Dans un autre article publié le 17 mai 2024, le site d’information Notretemps.com qui citait une publication de Libération, la veille, placarde : <<Le bulletin de paie d’Emmanuel Macron dévoilé: voici tous les détails du salaire du président>> avec en support le bulletin de paie. <<Emmanuel Macron touche 16 039 euros bruts par mois, un salaire qui intègre plusieurs postes et indemnités. Certaines lignes ont toutefois été grisées, ce qui empêche le calcul du net>>, lit-on par ailleurs. Le cas Macron n’est qu’un parmi tant d’autres sur la toile.
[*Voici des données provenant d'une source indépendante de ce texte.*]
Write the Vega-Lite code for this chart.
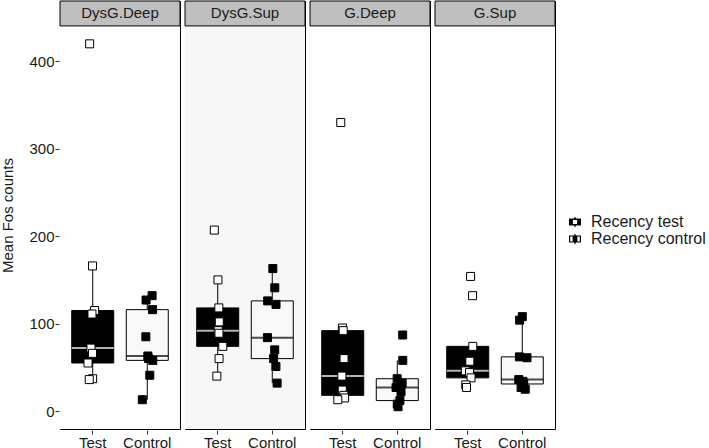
{
  "$schema": "https://vega.github.io/schema/vega-lite/v6.json",
  "padding": {"left": 0, "top": 0, "right": 0, "bottom": 0},
  "background": "white",
  "config": {
    "font": "Liberation Sans",
    "view": {"stroke": "black", "strokeWidth": 1},
    "axis": {"labelFontSize": 15, "titleFontSize": 15, "titleFontWeight": "normal", "labelColor": "#1a1a1a", "titleColor": "#1a1a1a", "tickColor": "#333333", "tickSize": 4, "domain": false, "grid": false, "labelPadding": 1},
    "axisY": {"titlePadding": 13}
  },
  "data": {"values": [
    {"region": "DysG.Deep", "group": "Test", "value": 420},
    {"region": "DysG.Deep", "group": "Test", "value": 166},
    {"region": "DysG.Deep", "group": "Test", "value": 115},
    {"region": "DysG.Deep", "group": "Test", "value": 111},
    {"region": "DysG.Deep", "group": "Test", "value": 72},
    {"region": "DysG.Deep", "group": "Test", "value": 66},
    {"region": "DysG.Deep", "group": "Test", "value": 55},
    {"region": "DysG.Deep", "group": "Test", "value": 37},
    {"region": "DysG.Deep", "group": "Test", "value": 36},
    {"region": "DysG.Deep", "group": "Control", "value": 132},
    {"region": "DysG.Deep", "group": "Control", "value": 127},
    {"region": "DysG.Deep", "group": "Control", "value": 116},
    {"region": "DysG.Deep", "group": "Control", "value": 85},
    {"region": "DysG.Deep", "group": "Control", "value": 63},
    {"region": "DysG.Deep", "group": "Control", "value": 60},
    {"region": "DysG.Deep", "group": "Control", "value": 58},
    {"region": "DysG.Deep", "group": "Control", "value": 41},
    {"region": "DysG.Deep", "group": "Control", "value": 13},
    {"region": "DysG.Sup", "group": "Test", "value": 207},
    {"region": "DysG.Sup", "group": "Test", "value": 150},
    {"region": "DysG.Sup", "group": "Test", "value": 118},
    {"region": "DysG.Sup", "group": "Test", "value": 102},
    {"region": "DysG.Sup", "group": "Test", "value": 92},
    {"region": "DysG.Sup", "group": "Test", "value": 89},
    {"region": "DysG.Sup", "group": "Test", "value": 74},
    {"region": "DysG.Sup", "group": "Test", "value": 60},
    {"region": "DysG.Sup", "group": "Test", "value": 40},
    {"region": "DysG.Sup", "group": "Control", "value": 163},
    {"region": "DysG.Sup", "group": "Control", "value": 141},
    {"region": "DysG.Sup", "group": "Control", "value": 126},
    {"region": "DysG.Sup", "group": "Control", "value": 122},
    {"region": "DysG.Sup", "group": "Control", "value": 84},
    {"region": "DysG.Sup", "group": "Control", "value": 70},
    {"region": "DysG.Sup", "group": "Control", "value": 60},
    {"region": "DysG.Sup", "group": "Control", "value": 51},
    {"region": "DysG.Sup", "group": "Control", "value": 32},
    {"region": "G.Deep", "group": "Test", "value": 330},
    {"region": "G.Deep", "group": "Test", "value": 95},
    {"region": "G.Deep", "group": "Test", "value": 92},
    {"region": "G.Deep", "group": "Test", "value": 60},
    {"region": "G.Deep", "group": "Test", "value": 40},
    {"region": "G.Deep", "group": "Test", "value": 24},
    {"region": "G.Deep", "group": "Test", "value": 18},
    {"region": "G.Deep", "group": "Test", "value": 15},
    {"region": "G.Deep", "group": "Test", "value": 13},
    {"region": "G.Deep", "group": "Control", "value": 87},
    {"region": "G.Deep", "group": "Control", "value": 58},
    {"region": "G.Deep", "group": "Control", "value": 37},
    {"region": "G.Deep", "group": "Control", "value": 32},
    {"region": "G.Deep", "group": "Control", "value": 27},
    {"region": "G.Deep", "group": "Control", "value": 22},
    {"region": "G.Deep", "group": "Control", "value": 12},
    {"region": "G.Deep", "group": "Control", "value": 8},
    {"region": "G.Deep", "group": "Control", "value": 5},
    {"region": "G.Sup", "group": "Test", "value": 154},
    {"region": "G.Sup", "group": "Test", "value": 132},
    {"region": "G.Sup", "group": "Test", "value": 74},
    {"region": "G.Sup", "group": "Test", "value": 57},
    {"region": "G.Sup", "group": "Test", "value": 46},
    {"region": "G.Sup", "group": "Test", "value": 44},
    {"region": "G.Sup", "group": "Test", "value": 38},
    {"region": "G.Sup", "group": "Test", "value": 30},
    {"region": "G.Sup", "group": "Test", "value": 27},
    {"region": "G.Sup", "group": "Control", "value": 108},
    {"region": "G.Sup", "group": "Control", "value": 104},
    {"region": "G.Sup", "group": "Control", "value": 62},
    {"region": "G.Sup", "group": "Control", "value": 61},
    {"region": "G.Sup", "group": "Control", "value": 36},
    {"region": "G.Sup", "group": "Control", "value": 34},
    {"region": "G.Sup", "group": "Control", "value": 31},
    {"region": "G.Sup", "group": "Control", "value": 27},
    {"region": "G.Sup", "group": "Control", "value": 25}
  ]},
  "facet": {"column": {"field": "region", "type": "nominal", "sort": ["DysG.Deep", "DysG.Sup", "G.Deep", "G.Sup"], "header": {"title": null, "labels": false}}},
  "spacing": 3,
  "spec": {
    "width": 120,
    "height": 428,
    "layer": [
      {
        "transform": [{"aggregate": [{"op": "count", "as": "n"}], "groupby": ["region"]}],
        "mark": {"type": "rect"},
        "encoding": {
          "y": {"datum": -20.5, "type": "quantitative", "scale": {"domain": [-20.5, 469], "nice": false, "zero": false}, "axis": {"title": "Mean Fos counts", "values": [0, 100, 200, 300, 400]}},
          "y2": {"datum": 440.5},
          "fill": {"condition": {"test": "datum.region === 'DysG.Sup'", "value": "#f7f7f7"}, "value": "white"}
        }
      },
      {
        "transform": [{"aggregate": [{"op": "count", "as": "n"}], "groupby": ["region"]}],
        "mark": {"type": "rect", "fill": "#bfbfbf", "stroke": "black", "strokeWidth": 1},
        "encoding": {
          "y": {"datum": 440.5, "type": "quantitative", "scale": {"domain": [-20.5, 469], "nice": false, "zero": false}, "axis": {"title": "Mean Fos counts", "values": [0, 100, 200, 300, 400]}},
          "y2": {"datum": 469}
        }
      },
      {
        "transform": [{"aggregate": [{"op": "count", "as": "n"}], "groupby": ["region"]}],
        "mark": {"type": "text", "fontSize": 15, "color": "#1a1a1a", "baseline": "middle", "align": "center"},
        "encoding": {
          "y": {"datum": 454.75, "type": "quantitative", "scale": {"domain": [-20.5, 469], "nice": false, "zero": false}, "axis": {"title": "Mean Fos counts", "values": [0, 100, 200, 300, 400]}},
          "text": {"field": "region", "type": "nominal"}
        }
      },
      {
        "transform": [{"filter": "datum.group === 'Test'"}],
        "mark": {"type": "boxplot", "extent": 1.5, "size": 42, "outliers": false, "color": "black",
                 "box": {"fill": "black", "stroke": "black", "strokeWidth": 1},
                 "median": {"color": "white", "thickness": 2},
                 "rule": {"color": "black", "strokeWidth": 1}},
        "encoding": {
          "x": {"field": "group", "type": "nominal", "sort": ["Test", "Control"], "scale": {"domain": ["Test", "Control"], "paddingInner": 0, "paddingOuter": 0.1}, "axis": {"title": null, "labelAngle": 0}},
          "y": {"field": "value", "type": "quantitative", "scale": {"domain": [-20.5, 469], "nice": false, "zero": false}, "axis": {"title": "Mean Fos counts", "values": [0, 100, 200, 300, 400]}}
        }
      },
      {
        "transform": [{"filter": "datum.group === 'Control'"}],
        "mark": {"type": "boxplot", "extent": 1.5, "size": 42, "outliers": false, "color": "#f9f9f9",
                 "box": {"fill": "#f9f9f9", "stroke": "black", "strokeWidth": 1},
                 "median": {"color": "black", "thickness": 2},
                 "rule": {"color": "black", "strokeWidth": 1}},
        "encoding": {
          "x": {"field": "group", "type": "nominal", "sort": ["Test", "Control"], "scale": {"domain": ["Test", "Control"], "paddingInner": 0, "paddingOuter": 0.1}, "axis": {"title": null, "labelAngle": 0}},
          "y": {"field": "value", "type": "quantitative", "scale": {"domain": [-20.5, 469], "nice": false, "zero": false}, "axis": {"title": "Mean Fos counts", "values": [0, 100, 200, 300, 400]}}
        }
      },
      {
        "transform": [{"calculate": "((datum.value * 7.31) % 1) * 2 - 1", "as": "jit"}],
        "mark": {"type": "point", "shape": "square", "size": 64, "filled": true, "opacity": 1, "stroke": "black", "strokeWidth": 1},
        "encoding": {
          "x": {"field": "group", "type": "nominal", "sort": ["Test", "Control"], "scale": {"domain": ["Test", "Control"], "paddingInner": 0, "paddingOuter": 0.1}, "axis": {"title": null, "labelAngle": 0}},
          "xOffset": {"field": "jit", "type": "quantitative", "scale": {"domain": [-1, 1], "range": [22, 33]}},
          "y": {"field": "value", "type": "quantitative", "scale": {"domain": [-20.5, 469], "nice": false, "zero": false}, "axis": {"title": "Mean Fos counts", "values": [0, 100, 200, 300, 400]}},
          "fill": {"condition": {"test": "datum.group === 'Test'", "value": "white"}, "value": "black"}
        }
      },
      {
        "mark": {"type": "point", "filled": true, "color": "black", "opacity": 0},
        "encoding": {
          "shape": {"field": "group", "type": "nominal",
            "scale": {"domain": ["Test", "Control"], "range": [
              "M-1,-0.58H1V0.58H-1Z M-0.35,-0.35V0.35H0.35V-0.35Z M-0.1,-0.85H0.1V-0.58H-0.1Z M-0.1,0.58H0.1V0.85H-0.1Z",
              "M-1,-0.58H1V0.58H-1Z M-0.8,-0.4V0.4H0.8V-0.4Z M-0.4,-0.4H0.4V0.4H-0.4Z M-0.1,-0.85H0.1V-0.58H-0.1Z M-0.1,0.58H0.1V0.85H-0.1Z"
            ]},
            "legend": {"title": null, "orient": "none", "legendX": 507, "legendY": 213, "labelFontSize": 16, "labelColor": "#1a1a1a", "symbolSize": 144, "symbolOpacity": 1, "symbolFillColor": "black", "symbolStrokeWidth": 0, "labelExpr": "datum.label === 'Test' ? 'Recency test' : 'Recency control'", "rowPadding": 1, "labelOffset": 8}
          }
        }
      }
    ]
  }
}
Mais comme le dit un adage yoruba, pourquoi cherchons-nous loin ce qui est tout près, sous nos yeux ? Pour quel but ou à quelles fins avait-on alors rendu publics, au Bénin, les salaires des secrétaires généraux, secrétaires généraux adjoints, directeurs de cabinet, directeurs adjoints de cabinet des ministères ainsi que des préfets, secrétaires exécutifs et consorts, est-on tenté de demander au secrétaire général du Haut commissariat à la prévention de la corruption. Est-ce par <<curiosité jouissive>> ou malsaine de la population béninoise ?
Et pour finir…
Docteur en sciences politiques, M. Attindéhou, comme vous avez su bien le dire dans une émission, sur radio Sèdohoun, en novembre 2024, dont j’ai croisé sur internet le compte rendu lors de mes fouilles dans la préparation de la présente rédaction : <<…les enjeux actuels sont directement rattachés à la nécessité de lutter contre la corruption mais de prévenir aussi cette corruption>>. La lutte contre_ou pour la prévention de_ la corruption, ne doit donc pas concerner que les autres citoyens non impliqués directement dans la gestion de la cité. Elle ne doit pas se limiter aux professionnels des médias, aux policiers, aux douaniers, aux magistrats ou aux acteurs impliqués dans la manipulation de produits chimiques ou leurs dérivés après une explosion… Du reste, elle doit commencer par vous. Et l’efficacité de cette lutte passe nécessairement par la transparence en amont, dont la déclaration de son salaire et de son patrimoine est un aspect très important, qui ne doit nullement être vu comme <<une curiosité jouissive>> ou malsaine. Tenez ! Si le Béninois lambda ne sait pas que vous gagnez, peut-être 3 millions de Francs Cfa mensuellement, et du jour au lendemain il vous voit tantôt au volant d’une Ferrari, tantôt d’ une Lamborghini, comment peut-il vous dénoncer aux structures compétentes ? N’est-ce pas là le début de la lutte ? Ou bien sont-ce les Opj et la justice qui ont l’exclusivité de la lutte contre la corruption ou pour sa prévention ? De quoi avez-vous peur pour dire publiquement, et non exhiber de manière ostentatoire, votre salaire ? Pour ne pas donner du tournis aux gens ou pour éviter de vous attirer de probables regards malveillants d’esprits retors? Rassurez-vous, les préfets, les Se, les Sg, Sga, Dc et Dac jouissent tranquillement de leur paie, en dépit de la divulgation.